Tuesday, 22 November 2011

The Amoral Impulse of Political Groups

Here's a brief sketch of a philosophical argument for a fairly controversial thesis: that any political group with power that operates by consensus will opt to increase their own power rather than work towards ethical goals, even if that group is composed entirely of ethical individuals.  I don't expect this sketch to be a solid proof, nor do I expect it necessarily to be convincing, but I think there's a solid argument somewhere in here for an individualist ethics.

1) Let's take a pretty simple psychological model for this thought experiment.  Imagine that the people in this group have one main goal: to use the power of the group to achieve a particular ethical outcome.  Let's call the first person in the group P1, and the ethical outcome that they want E1.  Likewise, P2 wants E2, and so on.

2) Now for P1 to achieve E1 most optimally - let's say that E1 is 'increase social justice' - he needs two things: firstly, the group to agree with him, and secondly, the group to have sufficient power to carry out policies that would lead to E1.

3) Since P2 wishes to achieve E2 most optimally - let's say that E2 is 'provide resources to the poor' - he needs two things as well.  He needs the group to assent to E2, and he needs the group to have sufficient power to carry out policies that would lead to E2.

4) So when P1 and P2 get together, they will come into conflict over their particular ethical goals, but be in perfect harmony concerning the subsidiary goal of increasing the group's power.  Therefore, they will increase the power of the group far more easily and efficiently than they will use that power to go after any particular ethical goal.

5) When you add more people to the group, the conflict over the particular ethical goal worsens, but the goal of increasing the group's power will always be shared by all.  Therefore, the larger the group, the less likely it is that an effective compromise will be reached. Groups of very large size would tend to be paralyzed giants: groups with huge political power that do not actually use that power.

So, assuming my simplified psychological model, I've shown that political groups tend to grow in power much more quickly than they move towards ethical goals.


What are the problems with my argument?  

1) Let's start with the obvious: I'm assuming that rational, ethical actors won't be able to compromise.  P1 and P2 might well get together and find policies that work towards both their goals simultaneously.

2) I'm also assuming that the people in the group want to increase their power constantly, rather than wanting to increase it only once a consensus has been reached.

3) Groups can be formed on the basis of a particular ethical goal - to reduce suffering in the Sudan, for instance - and in that case there's no reason to believe the members of the group would be in conflict.
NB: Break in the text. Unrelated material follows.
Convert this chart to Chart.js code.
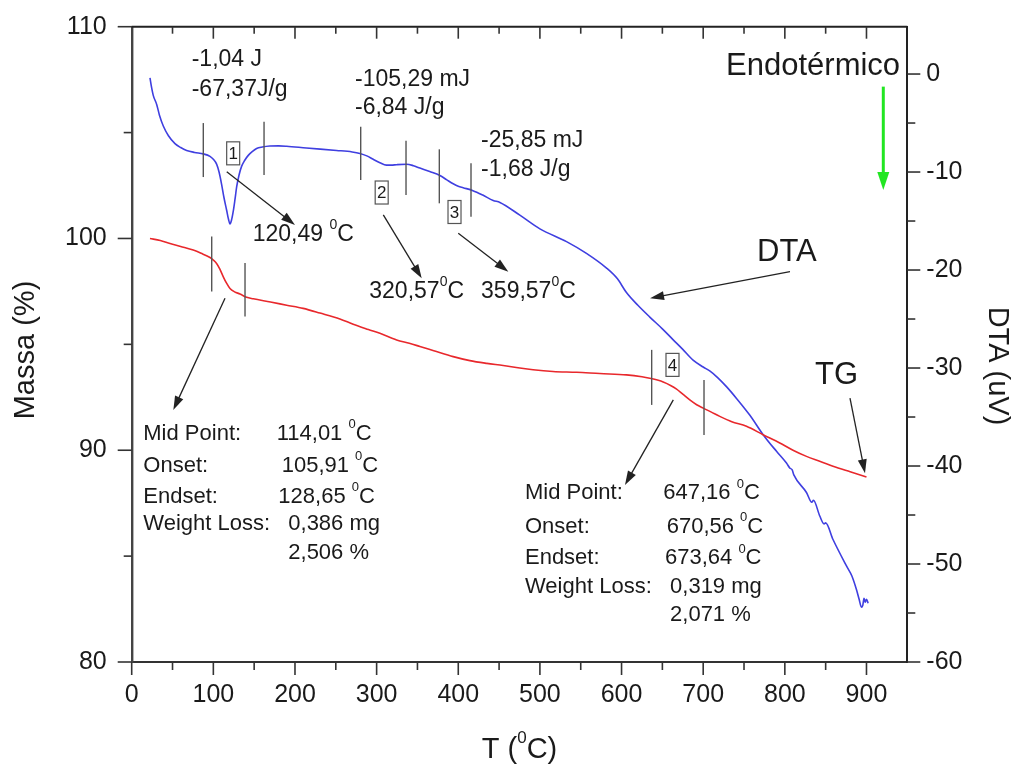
<!DOCTYPE html>
<html><head><meta charset="utf-8">
<script src="https://cdn.jsdelivr.net/npm/chart.js@4.4.1/dist/chart.umd.min.js"></script>
<style>html,body{margin:0;padding:0;background:#fff;}canvas{display:block;}</style>
</head><body>
<canvas id="c" width="1013" height="769"></canvas>
<script>
// ---- data ----
const xTicks = [0,100,200,300,400,500,600,700,800,900];
const massTicks = [80,90,100,110];
const dtaTicks = [-60,-50,-40,-30,-20,-10,0];

const dtaTemp = [22.4,24,26.5,30.6,34,38.7,45,53,60,67.3,77,87.7,95.9,100,104,107,110,113,116.3,118.5,120.4,122.3,124.4,126.5,128.6,131.5,134.7,138.5,142.8,148,153,160,169.3,180,189.8,214,251,270,279.5,288,295.8,304,312,318,324.5,336.7,345,353,365,377.5,386,393.8,400,406,418,430,442.8,451,475.4,500,532.6,557,581.6,595,606,620,634.6,650,663,675,687.6,700,708,718,728.5,740.8,757,773.4,789.8,802,806,809,811,826.5,833,835,842.8,848,850,859,875.5,882,887.7,891,893.8,895.5,897,898.5,900,902];
const dtaSignal = [-0.4,-1.2,-2.2,-3.1,-4.2,-5.3,-6.3,-7.1,-7.5,-7.8,-8.0,-8.15,-8.4,-8.7,-9.2,-10.0,-11.2,-12.6,-13.9,-14.8,-15.3,-14.9,-14.0,-12.8,-11.5,-10.3,-9.4,-8.8,-8.3,-7.9,-7.6,-7.45,-7.35,-7.33,-7.37,-7.55,-7.8,-7.95,-8.1,-8.35,-8.7,-9.05,-9.3,-9.3,-9.25,-9.2,-9.35,-9.6,-9.95,-10.35,-10.8,-11.2,-11.45,-11.6,-11.9,-12.35,-12.9,-13.1,-14.4,-15.8,-17.1,-18.3,-19.8,-20.9,-22.3,-23.6,-24.8,-26.0,-27.1,-28.1,-29.2,-29.9,-30.3,-31.0,-31.9,-33.1,-34.8,-36.8,-38.5,-39.7,-40.2,-40.4,-40.9,-42.7,-43.7,-43.5,-45.1,-45.9,-45.8,-47.5,-50.2,-51.2,-52.6,-53.6,-54.4,-54.2,-53.5,-53.9,-53.6,-54.0];

const tgTemp = [22.4,35,46.9,60,75.4,85,95.9,100,104,108,112.2,116,120.4,126,132.6,140.8,148.9,170,189.8,210,230.6,255,271.3,290,304,324.5,340,353,370,393.8,414.2,435,455,475.4,491.7,516,545,573.4,606,625,634.6,645,651,660,667,675,683.6,692,700,710,720.3,735,753,773.4,793.8,810,826.5,845,859,880,900];
const tgMass = [100.0,99.9,99.76,99.62,99.45,99.3,99.1,98.98,98.82,98.55,98.19,97.9,97.64,97.48,97.38,97.22,97.15,97.0,96.85,96.7,96.48,96.2,95.95,95.7,95.52,95.21,95.05,94.9,94.7,94.42,94.23,94.1,94.0,93.88,93.8,93.72,93.68,93.62,93.56,93.47,93.4,93.3,93.22,93.06,92.9,92.65,92.38,92.15,91.99,91.8,91.6,91.35,91.13,90.73,90.34,90.0,89.71,89.45,89.24,88.98,88.74];

// ---- annotations (data coordinates: T, Massa) ----
const smallTexts = [
  ['-1,04 J',73.5,108.43],['-67,37J/g',73.5,107.01],
  ['-105,29 mJ',273.5,107.48],['-6,84 J/g',273.5,106.16],
  ['-25,85 mJ',427.9,104.6],['-1,68 J/g',427.9,103.23],
  ['120,49 ^0C',148.2,100.17],['320,57^0C',291.0,97.47],['359,57^0C',427.9,97.47]
];
const bigTexts = [['Endotérmico',728.0,108.14],['DTA',765.9,99.34],['TG',837.0,93.52]];
const blockTexts = [
  ['Mid Point:',14.2,90.77],['Onset:',14.2,89.26],['Endset:',14.2,87.79],['Weight Loss:',14.2,86.52],
  ['114,01 ^0C',177.6,90.77],['105,91 ^0C',183.7,89.26],['128,65 ^0C',179.6,87.79],['0,386 mg',191.8,86.52],['2,506 %',191.8,85.15],
  ['Mid Point:',481.7,87.97],['Onset:',481.7,86.39],['Endset:',481.7,84.90],['Weight Loss:',481.7,83.56],
  ['647,16 ^0C',651.1,87.97],['670,56 ^0C',655.3,86.39],['673,64 ^0C',653.2,84.90],['0,319 mg',659.4,83.56],['2,071 %',659.4,82.22]
];
const boxes = [['1',124.3,104.02],['2',306.2,102.17],['3',395.4,101.25],['4',662.4,94.03]];
const markers = [[87.7,105.45,102.90],[162.1,105.51,103.00],[280.5,105.28,102.76],[336.0,104.62,102.05],[376.8,104.21,101.66],[415.6,103.55,101.03],[98.0,100.09,97.49],[138.8,98.84,96.31],[636.9,94.74,92.14],[701.0,93.32,90.72]];
const arrows = [[116.4,103.15,200.0,100.64],[308.2,101.11,355.2,98.12],[400.0,100.25,461.3,98.43],[114.3,97.18,50.95,91.90],[806.3,98.43,634.9,97.18],[879.8,92.46,898.2,88.91],[663.4,92.38,604.2,88.36]];
const greenArrow = [920.6,107.17,920.6,102.29];

// ---- drawing helpers ----
const FONT = "'Liberation Sans', Arial, Helvetica, sans-serif";
const TXT = '#1a1a1a';
function segs(str){const out=[];str.split('^0').forEach((p,i)=>{if(i>0)out.push({t:'0',sup:true});if(p)out.push({t:p,sup:false});});return out;}
function drawRich(ctx,str,x,y,size,align){
  const ss=segs(str);let w=0;
  ss.forEach(s=>{ctx.font=(s.sup?Math.round(size*0.6):size)+'px '+FONT;s.w=ctx.measureText(s.t).width;w+=s.w;});
  let cx=align==='center'?x-w/2:x;
  ctx.textAlign='left';ctx.textBaseline='middle';
  ss.forEach(s=>{ctx.font=(s.sup?Math.round(size*0.6):size)+'px '+FONT;ctx.fillText(s.t,cx,s.sup?y-size*0.42:y);cx+=s.w;});
}
function drawArrow(ctx,x1,y1,x2,y2,color,lw,hl,hw){
  const a=Math.atan2(y2-y1,x2-x1),c=Math.cos(a),s=Math.sin(a);
  ctx.strokeStyle=color;ctx.lineWidth=lw;ctx.beginPath();ctx.moveTo(x1,y1);ctx.lineTo(x2-c*hl*0.7,y2-s*hl*0.7);ctx.stroke();
  ctx.fillStyle=color;ctx.beginPath();ctx.moveTo(x2,y2);
  ctx.lineTo(x2-c*hl-s*hw/2,y2-s*hl+c*hw/2);ctx.lineTo(x2-c*hl+s*hw/2,y2-s*hl-c*hw/2);ctx.closePath();ctx.fill();
}

const decor = {
  id:'decor',
  afterDraw(chart){
    const ctx=chart.ctx, X=chart.scales.x, Y=chart.scales.y, Y1=chart.scales.y1, A=chart.chartArea;
    const px=v=>X.getPixelForValue(v), py=v=>Y.getPixelForValue(v);
    ctx.save();
    ctx.strokeStyle='#222';ctx.lineWidth=2;
    ctx.beginPath();ctx.moveTo(A.left,A.top);ctx.lineTo(A.right,A.top);ctx.stroke();
    ctx.lineWidth=1.6;ctx.strokeStyle='#333';
    for(let v=0;v<950;v+=50){const x=px(v),maj=v%100===0;
      ctx.beginPath();ctx.moveTo(x,A.bottom);ctx.lineTo(x,A.bottom+(maj?13:8));ctx.stroke();
      if(v>0){ctx.beginPath();ctx.moveTo(x,A.top);ctx.lineTo(x,A.top+(maj?12:7));ctx.stroke();}}
    for(let v=80;v<=110;v+=5){const y=py(v),maj=v%10===0;
      ctx.beginPath();ctx.moveTo(A.left-(maj?14:8),y);ctx.lineTo(A.left,y);ctx.stroke();}
    for(let v=-60;v<=0;v+=5){const y=Y1.getPixelForValue(v),maj=v%10===0;
      ctx.beginPath();ctx.moveTo(A.right,y);ctx.lineTo(A.right+(maj?13:8),y);ctx.stroke();}
    ctx.strokeStyle='#555';ctx.lineWidth=1.4;
    markers.forEach(m=>{ctx.beginPath();ctx.moveTo(px(m[0]),py(m[1]));ctx.lineTo(px(m[0]),py(m[2]));ctx.stroke();});
    arrows.forEach(a=>drawArrow(ctx,px(a[0]),py(a[1]),px(a[2]),py(a[3]),'#222',1.3,14,9));
    drawArrow(ctx,px(greenArrow[0]),py(greenArrow[1]),px(greenArrow[2]),py(greenArrow[3]),'#22e622',3,18,12);
    boxes.forEach(b=>{const x=px(b[1]),y=py(b[2]);ctx.strokeStyle='#555';ctx.lineWidth=1.2;ctx.strokeRect(x-6.5,y-11.5,13,23);
      ctx.fillStyle=TXT;ctx.font='17px '+FONT;ctx.textAlign='center';ctx.textBaseline='middle';ctx.fillText(b[0],x,y+1);});
    ctx.fillStyle=TXT;
    smallTexts.forEach(t=>drawRich(ctx,t[0],px(t[1]),py(t[2]),23,'left'));
    bigTexts.forEach(t=>drawRich(ctx,t[0],px(t[1]),py(t[2]),31,'left'));
    blockTexts.forEach(t=>drawRich(ctx,t[0],px(t[1]),py(t[2]),22,'left'));
    drawRich(ctx,'T (^0C)',(A.left+A.right)/2,750,29,'center');
    ctx.save();ctx.translate(26,350);ctx.rotate(-Math.PI/2);drawRich(ctx,'Massa (%)',0,0,29,'center');ctx.restore();
    ctx.save();ctx.translate(997,366);ctx.rotate(Math.PI/2);drawRich(ctx,'DTA (uV)',0,0,29,'center');ctx.restore();
    ctx.restore();
  }
};

function noPad(s){s.paddingTop=0;s.paddingBottom=0;s.paddingLeft=0;s.paddingRight=0;}
Chart.defaults.font.family = FONT;
const tickFont = {size:25};
new Chart(document.getElementById('c'), {
  type:'line',
  data:{datasets:[
    {label:'TG',data:tgTemp.map((t,i)=>({x:t,y:tgMass[i]})),yAxisID:'y',borderColor:'#e8282c',borderWidth:1.6,pointRadius:0,cubicInterpolationMode:'monotone'},
    {label:'DTA',data:dtaTemp.map((t,i)=>({x:t,y:dtaSignal[i]})),yAxisID:'y1',borderColor:'#3f3fe0',borderWidth:1.6,pointRadius:0,cubicInterpolationMode:'monotone'}
  ]},
  options:{
    responsive:false,animation:false,devicePixelRatio:1,
    layout:{padding:{top:26.7,left:0,right:0,bottom:0}},
    plugins:{legend:{display:false},tooltip:{enabled:false}},
    scales:{
      x:{type:'linear',position:'bottom',min:0,max:950,
        afterBuildTicks:s=>{s.ticks=xTicks.map(v=>({value:v}));},
        afterFit:s=>{s.height=107;noPad(s);},
        ticks:{font:tickFont,color:TXT,padding:18,maxRotation:0,autoSkip:false},
        grid:{display:false,drawTicks:false},border:{display:true,color:'#333',width:2}},
      y:{type:'linear',position:'left',min:80,max:110,
        afterBuildTicks:s=>{s.ticks=massTicks.map(v=>({value:v}));},
        afterFit:s=>{s.width=131.7;noPad(s);},
        ticks:{font:tickFont,color:TXT,padding:25},
        grid:{display:false,drawTicks:false},border:{display:true,color:'#444',width:2.4}},
      y1:{type:'linear',position:'right',min:-60,max:4.83,
        afterBuildTicks:s=>{s.ticks=dtaTicks.map(v=>({value:v}));},
        afterFit:s=>{s.width=105.7;noPad(s);},
        ticks:{font:tickFont,color:TXT,padding:19},
        grid:{display:false,drawTicks:false},border:{display:true,color:'#222',width:2}}
    }
  },
  plugins:[decor]
});
</script>
</body></html>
Why do I think my argument's worthwhile, despite those problems?

Well, I think that this is how politics works in the real world: groups with power tend to accrue other powers more reliably than they tend to accomplish any other goal.  This is in line with my anarchism, obviously, and other people are free to disagree.  If I'm right, then there's an argument that can be made along these lines successfully, even if it's not the argument I outlined above.


My thoughts on this matter are still pretty much in their infancy, so I would appreciate any criticism from other sources.


  1. Often increasing one's own power is the method by which ethical goals can be achieved and achieving ethical goals is the reason for increasing one's own power. The problem isn't the state itself, it's the individuals that make up the state not having the most ethical inclinations (though they would probably disagree) and therefore supporting groups that aren't working towards ethical goals.

  2. I think your theory is right on the mark. I don't like all the P1 and E3 stuff though. It reminds me of math class. Or game theory.

    Another point is that I don't put much faith into the propositions that (a) people are rational or that (b) people are ethical.

    As I see it, rationality is simply a compliment we've chosen to bestow upon ourselves ever since the unfortunate days of the so-called Enlightenment.

    Behaving 'ethically' is also problematic because 'behaving ethically' is a normative judgment that normative judgments are even possible.

    In short, I agree with you that groups of people will aspire to power regardless of their stated objectives. I don't agree, however, that people within those groups are either 'rational' or 'ethical;' the terms are largely red herrings.

  3. Pied Cow, thanks for commenting! Don't pay the P1 stuff any mind, it's really more of a nervous tic than anything else. Reaching for mathematics-sounding terminology is a sneaky way to lend credence to a weak argument, and I probably shouldn't have done it.

    I don't agree that people are never rational or ethical. I think that 'rationality', defined roughly as 'acting in one's best interests', isn't that uncommon. Ethics is a bit more tricky, but since I personally believe that normative judgements are possible, it seems churlish for me not to extend that opinion to other people.

    Regardless, the assumption of perfect rationality and ethics isn't meant to be a statement about the way things are. I'm saying that even if people were perfectly rational and ethical - the ideal situation - groups would still behave less ethically than individuals.